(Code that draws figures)

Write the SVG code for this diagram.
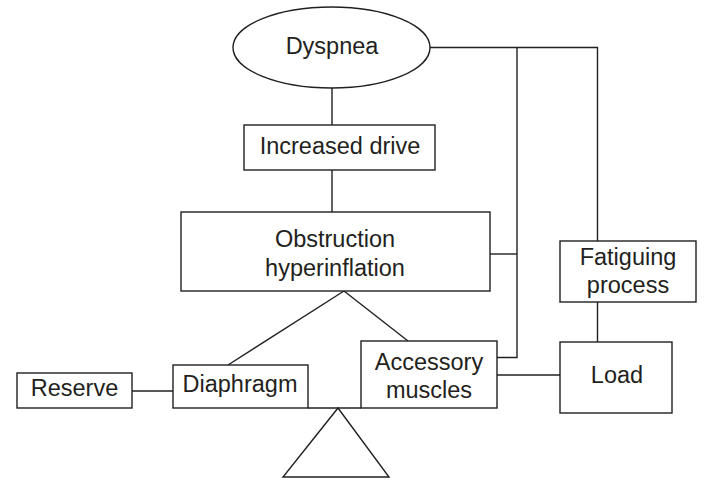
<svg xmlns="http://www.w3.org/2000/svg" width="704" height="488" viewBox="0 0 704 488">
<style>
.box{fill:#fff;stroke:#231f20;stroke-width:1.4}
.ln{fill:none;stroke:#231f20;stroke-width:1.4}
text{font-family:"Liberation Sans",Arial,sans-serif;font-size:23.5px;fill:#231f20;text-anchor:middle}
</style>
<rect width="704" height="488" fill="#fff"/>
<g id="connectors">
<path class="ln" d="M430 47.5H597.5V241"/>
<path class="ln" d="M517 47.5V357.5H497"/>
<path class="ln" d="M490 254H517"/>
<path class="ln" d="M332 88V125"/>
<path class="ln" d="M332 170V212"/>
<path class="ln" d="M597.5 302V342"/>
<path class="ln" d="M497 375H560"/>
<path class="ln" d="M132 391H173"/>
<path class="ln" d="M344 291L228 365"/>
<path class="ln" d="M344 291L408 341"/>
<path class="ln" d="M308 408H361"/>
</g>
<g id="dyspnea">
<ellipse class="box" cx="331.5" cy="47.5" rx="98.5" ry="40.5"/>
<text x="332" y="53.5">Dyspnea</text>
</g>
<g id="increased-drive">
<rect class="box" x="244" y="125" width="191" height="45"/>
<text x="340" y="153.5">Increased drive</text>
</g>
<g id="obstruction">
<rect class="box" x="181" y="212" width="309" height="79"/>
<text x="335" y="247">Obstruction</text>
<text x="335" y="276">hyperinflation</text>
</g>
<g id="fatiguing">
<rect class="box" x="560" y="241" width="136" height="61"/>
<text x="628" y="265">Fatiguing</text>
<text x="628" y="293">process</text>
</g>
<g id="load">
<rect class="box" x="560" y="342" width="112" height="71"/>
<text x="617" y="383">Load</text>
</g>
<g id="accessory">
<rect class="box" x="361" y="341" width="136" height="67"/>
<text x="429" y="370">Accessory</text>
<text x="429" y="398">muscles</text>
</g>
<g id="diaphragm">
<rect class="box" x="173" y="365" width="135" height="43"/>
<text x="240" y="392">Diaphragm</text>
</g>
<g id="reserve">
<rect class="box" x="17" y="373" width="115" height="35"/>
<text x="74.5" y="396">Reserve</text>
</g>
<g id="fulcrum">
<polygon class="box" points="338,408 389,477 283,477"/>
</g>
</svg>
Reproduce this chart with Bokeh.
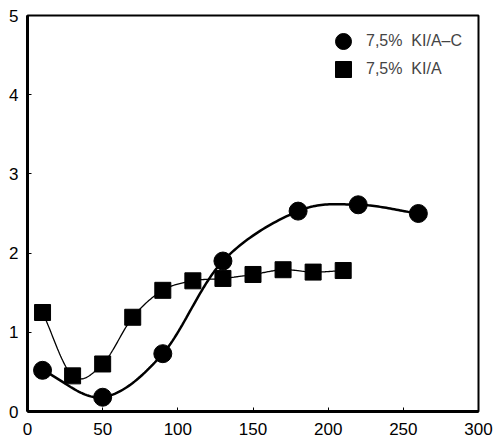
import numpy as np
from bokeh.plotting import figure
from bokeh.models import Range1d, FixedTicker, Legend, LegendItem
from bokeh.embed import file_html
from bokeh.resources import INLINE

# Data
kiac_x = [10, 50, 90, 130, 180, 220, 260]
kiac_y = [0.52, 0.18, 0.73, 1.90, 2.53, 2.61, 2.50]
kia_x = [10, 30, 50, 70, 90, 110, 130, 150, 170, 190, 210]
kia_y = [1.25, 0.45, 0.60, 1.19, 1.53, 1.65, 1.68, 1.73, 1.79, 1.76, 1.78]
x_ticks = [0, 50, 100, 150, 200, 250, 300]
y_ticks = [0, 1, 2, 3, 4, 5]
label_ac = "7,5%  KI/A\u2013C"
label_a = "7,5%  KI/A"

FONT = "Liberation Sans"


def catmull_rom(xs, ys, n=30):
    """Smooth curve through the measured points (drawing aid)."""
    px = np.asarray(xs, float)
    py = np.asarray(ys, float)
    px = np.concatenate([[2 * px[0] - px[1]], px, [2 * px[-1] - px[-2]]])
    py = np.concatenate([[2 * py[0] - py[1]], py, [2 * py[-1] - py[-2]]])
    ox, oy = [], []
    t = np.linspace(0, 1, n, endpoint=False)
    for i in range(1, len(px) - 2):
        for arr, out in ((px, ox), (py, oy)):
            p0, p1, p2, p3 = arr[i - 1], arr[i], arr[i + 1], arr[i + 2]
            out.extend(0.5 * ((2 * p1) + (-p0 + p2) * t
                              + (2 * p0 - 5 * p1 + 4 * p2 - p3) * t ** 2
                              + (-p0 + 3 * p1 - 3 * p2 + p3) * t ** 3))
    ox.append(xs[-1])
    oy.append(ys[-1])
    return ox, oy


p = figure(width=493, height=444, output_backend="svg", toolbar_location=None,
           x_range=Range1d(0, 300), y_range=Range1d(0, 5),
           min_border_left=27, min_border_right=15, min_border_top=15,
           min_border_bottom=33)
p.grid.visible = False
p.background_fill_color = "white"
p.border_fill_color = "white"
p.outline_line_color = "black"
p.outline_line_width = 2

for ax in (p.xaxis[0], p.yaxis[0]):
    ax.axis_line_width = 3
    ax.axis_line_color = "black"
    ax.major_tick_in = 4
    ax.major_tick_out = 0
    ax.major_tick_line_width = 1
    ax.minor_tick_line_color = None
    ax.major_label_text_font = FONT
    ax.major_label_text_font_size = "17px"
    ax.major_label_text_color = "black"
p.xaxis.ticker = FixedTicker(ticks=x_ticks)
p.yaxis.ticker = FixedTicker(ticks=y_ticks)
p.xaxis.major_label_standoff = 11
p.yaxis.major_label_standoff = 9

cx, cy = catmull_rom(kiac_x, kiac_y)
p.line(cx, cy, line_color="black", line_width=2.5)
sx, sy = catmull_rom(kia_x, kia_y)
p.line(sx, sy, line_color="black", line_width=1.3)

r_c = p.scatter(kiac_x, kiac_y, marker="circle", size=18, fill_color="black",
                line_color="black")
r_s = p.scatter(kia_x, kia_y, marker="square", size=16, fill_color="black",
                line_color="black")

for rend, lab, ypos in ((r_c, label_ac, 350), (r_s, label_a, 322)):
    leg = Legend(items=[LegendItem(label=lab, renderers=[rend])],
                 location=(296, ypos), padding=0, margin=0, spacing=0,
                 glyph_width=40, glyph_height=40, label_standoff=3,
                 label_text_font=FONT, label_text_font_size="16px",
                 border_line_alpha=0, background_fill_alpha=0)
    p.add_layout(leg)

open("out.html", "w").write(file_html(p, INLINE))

**STATED PROBLEM**
Print all of the entries word for word. Omit the pictures they contain.

**SOLUTION TO THIS TASK**
Write the SVG code for this diagram.
<svg xmlns="http://www.w3.org/2000/svg" width="704" height="488" viewBox="0 0 704 488">
<style>
.box{fill:#fff;stroke:#231f20;stroke-width:1.4}
.ln{fill:none;stroke:#231f20;stroke-width:1.4}
text{font-family:"Liberation Sans",Arial,sans-serif;font-size:23.5px;fill:#231f20;text-anchor:middle}
</style>
<rect width="704" height="488" fill="#fff"/>
<g id="connectors">
<path class="ln" d="M430 47.5H597.5V241"/>
<path class="ln" d="M517 47.5V357.5H497"/>
<path class="ln" d="M490 254H517"/>
<path class="ln" d="M332 88V125"/>
<path class="ln" d="M332 170V212"/>
<path class="ln" d="M597.5 302V342"/>
<path class="ln" d="M497 375H560"/>
<path class="ln" d="M132 391H173"/>
<path class="ln" d="M344 291L228 365"/>
<path class="ln" d="M344 291L408 341"/>
<path class="ln" d="M308 408H361"/>
</g>
<g id="dyspnea">
<ellipse class="box" cx="331.5" cy="47.5" rx="98.5" ry="40.5"/>
<text x="332" y="53.5">Dyspnea</text>
</g>
<g id="increased-drive">
<rect class="box" x="244" y="125" width="191" height="45"/>
<text x="340" y="153.5">Increased drive</text>
</g>
<g id="obstruction">
<rect class="box" x="181" y="212" width="309" height="79"/>
<text x="335" y="247">Obstruction</text>
<text x="335" y="276">hyperinflation</text>
</g>
<g id="fatiguing">
<rect class="box" x="560" y="241" width="136" height="61"/>
<text x="628" y="265">Fatiguing</text>
<text x="628" y="293">process</text>
</g>
<g id="load">
<rect class="box" x="560" y="342" width="112" height="71"/>
<text x="617" y="383">Load</text>
</g>
<g id="accessory">
<rect class="box" x="361" y="341" width="136" height="67"/>
<text x="429" y="370">Accessory</text>
<text x="429" y="398">muscles</text>
</g>
<g id="diaphragm">
<rect class="box" x="173" y="365" width="135" height="43"/>
<text x="240" y="392">Diaphragm</text>
</g>
<g id="reserve">
<rect class="box" x="17" y="373" width="115" height="35"/>
<text x="74.5" y="396">Reserve</text>
</g>
<g id="fulcrum">
<polygon class="box" points="338,408 389,477 283,477"/>
</g>
</svg>
Reproduce this chart with Bokeh.
import numpy as np
from bokeh.plotting import figure
from bokeh.models import Range1d, FixedTicker, Legend, LegendItem
from bokeh.embed import file_html
from bokeh.resources import INLINE

# Data
kiac_x = [10, 50, 90, 130, 180, 220, 260]
kiac_y = [0.52, 0.18, 0.73, 1.90, 2.53, 2.61, 2.50]
kia_x = [10, 30, 50, 70, 90, 110, 130, 150, 170, 190, 210]
kia_y = [1.25, 0.45, 0.60, 1.19, 1.53, 1.65, 1.68, 1.73, 1.79, 1.76, 1.78]
x_ticks = [0, 50, 100, 150, 200, 250, 300]
y_ticks = [0, 1, 2, 3, 4, 5]
label_ac = "7,5%  KI/A\u2013C"
label_a = "7,5%  KI/A"

FONT = "Liberation Sans"


def catmull_rom(xs, ys, n=30):
    """Smooth curve through the measured points (drawing aid)."""
    px = np.asarray(xs, float)
    py = np.asarray(ys, float)
    px = np.concatenate([[2 * px[0] - px[1]], px, [2 * px[-1] - px[-2]]])
    py = np.concatenate([[2 * py[0] - py[1]], py, [2 * py[-1] - py[-2]]])
    ox, oy = [], []
    t = np.linspace(0, 1, n, endpoint=False)
    for i in range(1, len(px) - 2):
        for arr, out in ((px, ox), (py, oy)):
            p0, p1, p2, p3 = arr[i - 1], arr[i], arr[i + 1], arr[i + 2]
            out.extend(0.5 * ((2 * p1) + (-p0 + p2) * t
                              + (2 * p0 - 5 * p1 + 4 * p2 - p3) * t ** 2
                              + (-p0 + 3 * p1 - 3 * p2 + p3) * t ** 3))
    ox.append(xs[-1])
    oy.append(ys[-1])
    return ox, oy


p = figure(width=493, height=444, output_backend="svg", toolbar_location=None,
           x_range=Range1d(0, 300), y_range=Range1d(0, 5),
           min_border_left=27, min_border_right=15, min_border_top=15,
           min_border_bottom=33)
p.grid.visible = False
p.background_fill_color = "white"
p.border_fill_color = "white"
p.outline_line_color = "black"
p.outline_line_width = 2

for ax in (p.xaxis[0], p.yaxis[0]):
    ax.axis_line_width = 3
    ax.axis_line_color = "black"
    ax.major_tick_in = 4
    ax.major_tick_out = 0
    ax.major_tick_line_width = 1
    ax.minor_tick_line_color = None
    ax.major_label_text_font = FONT
    ax.major_label_text_font_size = "17px"
    ax.major_label_text_color = "black"
p.xaxis.ticker = FixedTicker(ticks=x_ticks)
p.yaxis.ticker = FixedTicker(ticks=y_ticks)
p.xaxis.major_label_standoff = 11
p.yaxis.major_label_standoff = 9

cx, cy = catmull_rom(kiac_x, kiac_y)
p.line(cx, cy, line_color="black", line_width=2.5)
sx, sy = catmull_rom(kia_x, kia_y)
p.line(sx, sy, line_color="black", line_width=1.3)

r_c = p.scatter(kiac_x, kiac_y, marker="circle", size=18, fill_color="black",
                line_color="black")
r_s = p.scatter(kia_x, kia_y, marker="square", size=16, fill_color="black",
                line_color="black")

for rend, lab, ypos in ((r_c, label_ac, 350), (r_s, label_a, 322)):
    leg = Legend(items=[LegendItem(label=lab, renderers=[rend])],
                 location=(296, ypos), padding=0, margin=0, spacing=0,
                 glyph_width=40, glyph_height=40, label_standoff=3,
                 label_text_font=FONT, label_text_font_size="16px",
                 border_line_alpha=0, background_fill_alpha=0)
    p.add_layout(leg)

open("out.html", "w").write(file_html(p, INLINE))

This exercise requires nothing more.